### PROBLEM
Which lines hold the word "this"? Show each of them.

### RECORDS SUPPLIED
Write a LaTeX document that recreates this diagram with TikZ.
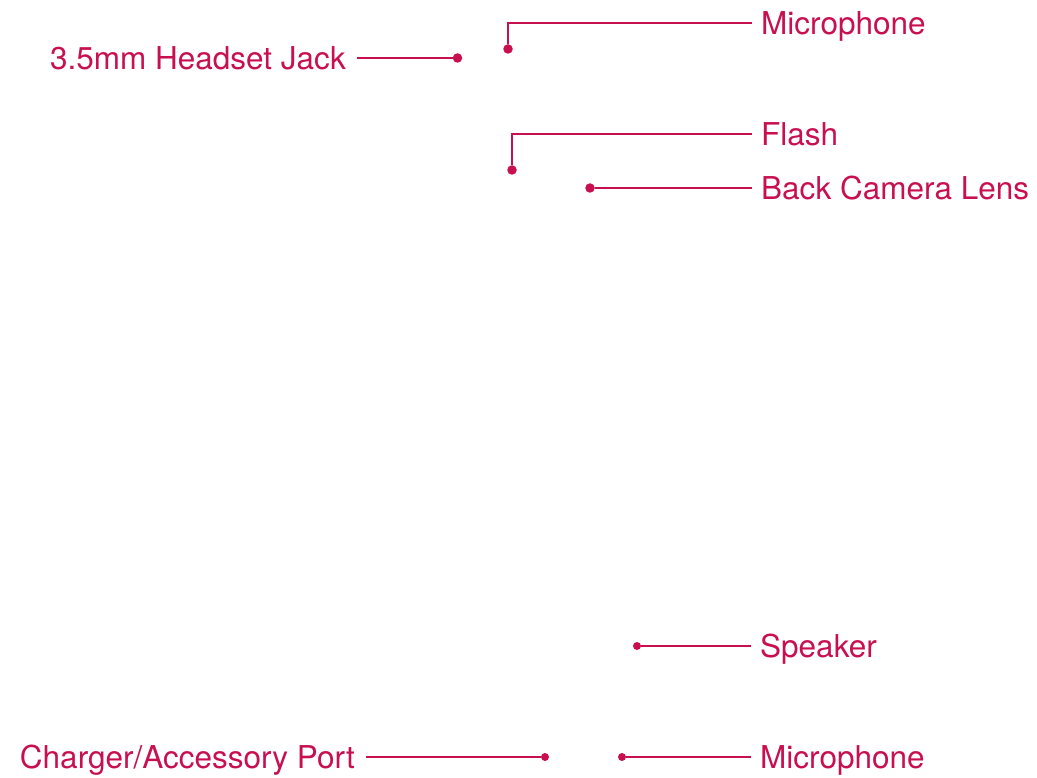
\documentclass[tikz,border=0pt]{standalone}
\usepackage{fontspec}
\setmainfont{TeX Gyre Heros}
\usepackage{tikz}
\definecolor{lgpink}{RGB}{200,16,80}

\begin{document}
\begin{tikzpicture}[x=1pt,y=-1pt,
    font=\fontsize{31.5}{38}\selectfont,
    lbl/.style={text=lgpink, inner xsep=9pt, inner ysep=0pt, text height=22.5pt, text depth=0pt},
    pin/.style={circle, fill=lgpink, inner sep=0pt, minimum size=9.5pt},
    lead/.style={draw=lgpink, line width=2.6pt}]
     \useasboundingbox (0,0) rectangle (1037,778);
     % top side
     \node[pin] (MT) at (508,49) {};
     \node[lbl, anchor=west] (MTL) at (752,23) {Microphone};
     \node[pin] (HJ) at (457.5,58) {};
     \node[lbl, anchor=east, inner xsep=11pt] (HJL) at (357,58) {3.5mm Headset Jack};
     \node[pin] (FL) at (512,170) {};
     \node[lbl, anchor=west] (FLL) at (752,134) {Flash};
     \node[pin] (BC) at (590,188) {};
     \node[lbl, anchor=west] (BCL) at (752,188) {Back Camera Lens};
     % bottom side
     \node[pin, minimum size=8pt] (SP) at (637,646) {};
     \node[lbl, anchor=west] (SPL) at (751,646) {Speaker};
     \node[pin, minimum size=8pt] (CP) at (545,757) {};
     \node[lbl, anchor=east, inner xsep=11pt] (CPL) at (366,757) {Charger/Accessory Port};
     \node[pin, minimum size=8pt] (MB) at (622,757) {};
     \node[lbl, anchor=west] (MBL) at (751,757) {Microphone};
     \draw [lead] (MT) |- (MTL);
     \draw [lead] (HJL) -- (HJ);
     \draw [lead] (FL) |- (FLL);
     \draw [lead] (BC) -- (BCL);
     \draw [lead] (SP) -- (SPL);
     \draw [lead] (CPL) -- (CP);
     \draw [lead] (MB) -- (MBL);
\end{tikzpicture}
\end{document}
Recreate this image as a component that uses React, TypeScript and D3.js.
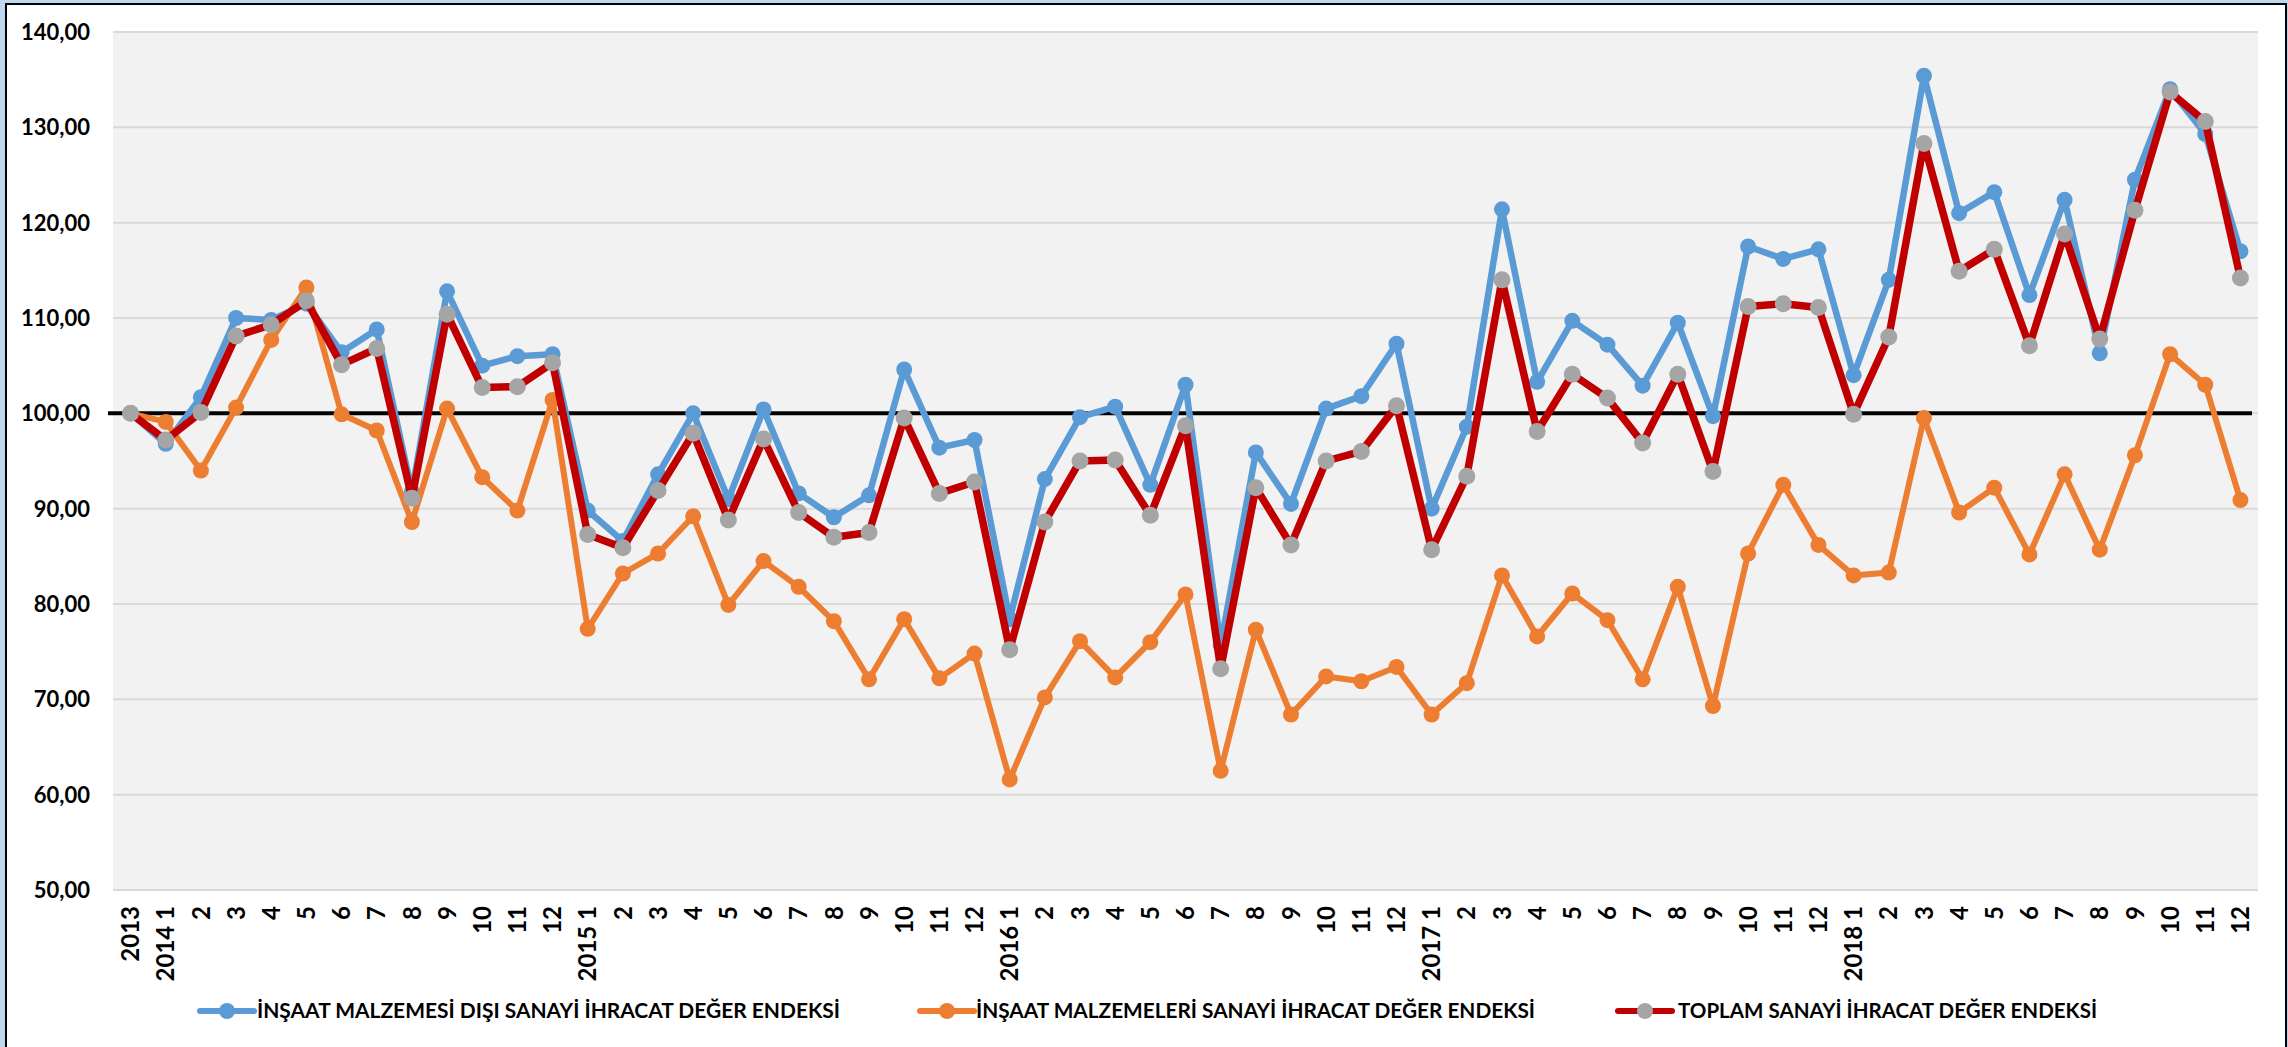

### REPLY
Write a LaTeX document that recreates this diagram with TikZ.
Recreate this image as a component that uses React, TypeScript and D3.js.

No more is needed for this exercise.